** BRIEF **
Leave out any picture and return the remaining listing below exactly as given.

--- start ---

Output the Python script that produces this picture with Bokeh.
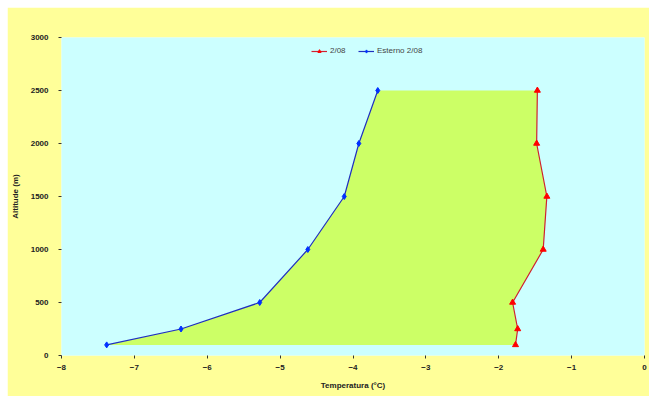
from bokeh.plotting import figure
from bokeh.embed import file_html
from bokeh.resources import INLINE
from bokeh.layouts import column, row
from bokeh.models import Range1d, FixedTicker, Legend, LegendItem, Spacer

altitude = [2500, 2000, 1500, 1000, 500, 250, 100]
temp_out = [-3.66, -3.92, -4.12, -4.62, -5.28, -6.36, -7.38]
temp_in = [-1.47, -1.48, -1.34, -1.39, -1.81, -1.74, -1.77]
x_ticks = [-8, -7, -6, -5, -4, -3, -2, -1, 0]
y_ticks = [0, 500, 1000, 1500, 2000, 2500, 3000]
name_in = "2/08"
name_out = "Esterno 2/08"

p = figure(width=642, height=389, output_backend="svg", toolbar_location=None,
           x_range=Range1d(-8, 0), y_range=Range1d(0, 3000),
           min_border_left=50, min_border_right=5, min_border_top=30, min_border_bottom=41)
p.background_fill_color = "#CCFFFF"
p.border_fill_color = "#FFFF99"
p.outline_line_color = None
p.xgrid.visible = False
p.ygrid.visible = False

# filled region between the two profiles
px = temp_out + temp_in[::-1]
py = altitude + altitude[::-1]
p.patch(px, py, fill_color="#CCFF66", line_color=None)

r_in = p.line(temp_in, altitude, line_color="#D02030", line_width=1.2)
m_in = p.scatter(temp_in, altitude, marker="triangle", size=6, fill_color="#FF0000", line_color="#FF0000")
r_out = p.line(temp_out, altitude, line_color="#2030C0", line_width=1.2)
m_out = p.scatter(temp_out, altitude, marker="diamond", size=6, fill_color="#0030FF", line_color="#0030FF")

legend = Legend(items=[LegendItem(label=name_in, renderers=[r_in, m_in]),
                       LegendItem(label=name_out, renderers=[r_out, m_out])],
                orientation="horizontal", location=(250, 300),
                background_fill_alpha=0, border_line_color=None,
                label_text_font_size="8px", label_text_font="Liberation Sans",
                label_text_color="#444444", glyph_width=16, glyph_height=8,
                label_standoff=3, spacing=8, margin=0, padding=2)
p.add_layout(legend)

for ax in (p.xaxis[0], p.yaxis[0]):
    ax.axis_line_color = None
    ax.major_tick_line_color = "#333333"
    ax.major_tick_in = 0
    ax.major_tick_out = 3
    ax.minor_tick_line_color = None
    ax.major_label_text_font = "Liberation Sans"
    ax.major_label_text_font_size = "8px"
    ax.major_label_text_font_style = "bold"
    ax.major_label_text_color = "#222222"
    ax.axis_label_text_font = "Liberation Sans"
    ax.axis_label_text_font_size = "8px"
    ax.axis_label_text_font_style = "bold"
    ax.axis_label_text_color = "#222222"

p.xaxis.ticker = FixedTicker(ticks=x_ticks)
p.yaxis.ticker = FixedTicker(ticks=y_ticks)
p.xaxis.axis_label = "Temperatura (°C)"
p.yaxis.axis_label = "Altitude (m)"
p.xaxis.major_label_standoff = 6
p.yaxis.major_label_standoff = 10
p.xaxis.axis_label_standoff = 8
p.yaxis.axis_label_standoff = 8

layout = column(Spacer(height=7), row(Spacer(width=7), p))
open("out.html", "w").write(file_html(layout, INLINE))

--- end ---

** ANSWER TO THE PROBLEM **
Output the Python script that produces this picture with Bokeh.
from bokeh.plotting import figure
from bokeh.embed import file_html
from bokeh.resources import INLINE
from bokeh.layouts import column, row
from bokeh.models import Range1d, FixedTicker, Legend, LegendItem, Spacer

altitude = [2500, 2000, 1500, 1000, 500, 250, 100]
temp_out = [-3.66, -3.92, -4.12, -4.62, -5.28, -6.36, -7.38]
temp_in = [-1.47, -1.48, -1.34, -1.39, -1.81, -1.74, -1.77]
x_ticks = [-8, -7, -6, -5, -4, -3, -2, -1, 0]
y_ticks = [0, 500, 1000, 1500, 2000, 2500, 3000]
name_in = "2/08"
name_out = "Esterno 2/08"

p = figure(width=642, height=389, output_backend="svg", toolbar_location=None,
           x_range=Range1d(-8, 0), y_range=Range1d(0, 3000),
           min_border_left=50, min_border_right=5, min_border_top=30, min_border_bottom=41)
p.background_fill_color = "#CCFFFF"
p.border_fill_color = "#FFFF99"
p.outline_line_color = None
p.xgrid.visible = False
p.ygrid.visible = False

# filled region between the two profiles
px = temp_out + temp_in[::-1]
py = altitude + altitude[::-1]
p.patch(px, py, fill_color="#CCFF66", line_color=None)

r_in = p.line(temp_in, altitude, line_color="#D02030", line_width=1.2)
m_in = p.scatter(temp_in, altitude, marker="triangle", size=6, fill_color="#FF0000", line_color="#FF0000")
r_out = p.line(temp_out, altitude, line_color="#2030C0", line_width=1.2)
m_out = p.scatter(temp_out, altitude, marker="diamond", size=6, fill_color="#0030FF", line_color="#0030FF")

legend = Legend(items=[LegendItem(label=name_in, renderers=[r_in, m_in]),
                       LegendItem(label=name_out, renderers=[r_out, m_out])],
                orientation="horizontal", location=(250, 300),
                background_fill_alpha=0, border_line_color=None,
                label_text_font_size="8px", label_text_font="Liberation Sans",
                label_text_color="#444444", glyph_width=16, glyph_height=8,
                label_standoff=3, spacing=8, margin=0, padding=2)
p.add_layout(legend)

for ax in (p.xaxis[0], p.yaxis[0]):
    ax.axis_line_color = None
    ax.major_tick_line_color = "#333333"
    ax.major_tick_in = 0
    ax.major_tick_out = 3
    ax.minor_tick_line_color = None
    ax.major_label_text_font = "Liberation Sans"
    ax.major_label_text_font_size = "8px"
    ax.major_label_text_font_style = "bold"
    ax.major_label_text_color = "#222222"
    ax.axis_label_text_font = "Liberation Sans"
    ax.axis_label_text_font_size = "8px"
    ax.axis_label_text_font_style = "bold"
    ax.axis_label_text_color = "#222222"

p.xaxis.ticker = FixedTicker(ticks=x_ticks)
p.yaxis.ticker = FixedTicker(ticks=y_ticks)
p.xaxis.axis_label = "Temperatura (°C)"
p.yaxis.axis_label = "Altitude (m)"
p.xaxis.major_label_standoff = 6
p.yaxis.major_label_standoff = 10
p.xaxis.axis_label_standoff = 8
p.yaxis.axis_label_standoff = 8

layout = column(Spacer(height=7), row(Spacer(width=7), p))
open("out.html", "w").write(file_html(layout, INLINE))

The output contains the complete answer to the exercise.